Ce qui nous amène au plan final de 24 Frames qui nous laisse au bord des larmes. Devant une baie vitrée qui dédouble et renforce le cadre, un enfant s’est endormi sur son bureau. À l’extérieur, les arbres ploient sous le vent dans un brouillard cotonneux, annonciateur de cette neige qui a traversé une grande partie du film depuis la scène inaugurale du tableau de Brueghel. Peu à peu, l’ombre de la nuit va prendre possession du plan. Sur l’ordinateur au centre du cadre, un film américain joue, un couple s’embrasse ; et le baiser s’éternise alors qu’un air de jazz nous murmure sa complainte feutrée jusqu’à ce que les mots « The End » se superposent sur les amants enlacés. Dans ce plan qui dure et où le sens de l’espace et de la lumière déclinante se déploie avec une savante harmonie, le cinéaste nous quitte dans « l’être-là » des choses, renvoyant le spectateur solitaire à sa propre finitude face à tant de beauté qui s’éteint. Mais que l’on se rassure, comme le cinéma éternel, l’enfant au bois dormant, par sa seule présence, rêve déjà la suite du monde.

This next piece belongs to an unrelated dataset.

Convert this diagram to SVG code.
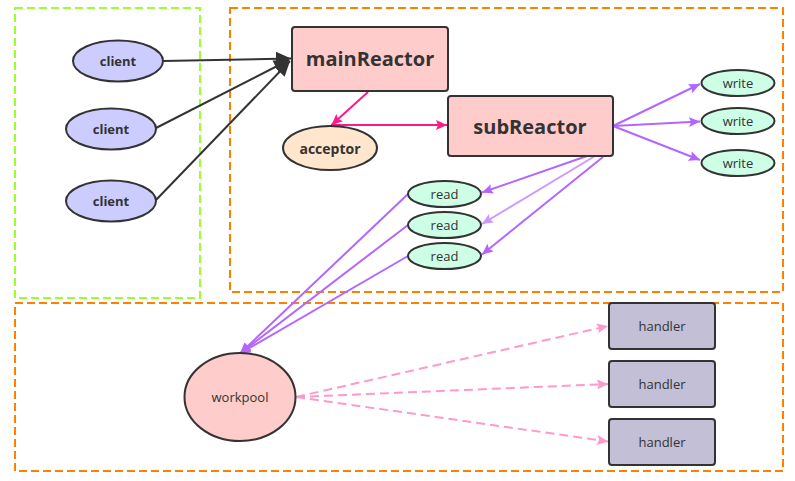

Si la neige est partout dans cet ultime opus, c’est peut-être justement parce qu’elle est liée au pays de l’enfance et ses visions naïves, un pays que les films d’Abbas Kiarostami n’ont eu de cesse d’arpenter depuis l’origine (Le pain et la rueLe passagerOù est la maison de mon ami ? Devoirs du soir). Avec 24 Frames, le cinéma du maitre iranien atteint aujourd’hui son point d’orgue, un degré de plénitude tel qu’il abolit, par son minimalisme même, toutes les frontières entre les arts pour mieux nous révéler, entre le mouvement du temps (le cinéma sous toutes ses formes) et l’éternité éphémère (la peinture, la photographie), les énigmes d’un monde que chaque spectateur habitera à sa façon en s’abandonnant au flux de son imaginaire.

1. Ishaghpour Youssef, Abbas Kiarostami photographe, extrait de la publication « Victor Erice-Abbas Kiarostami. Correspondances », exposition installation, Centre Pompidou 2007, p. 50.

2.  Bergala Alain, Correspondance(s), Ibid, p. 16.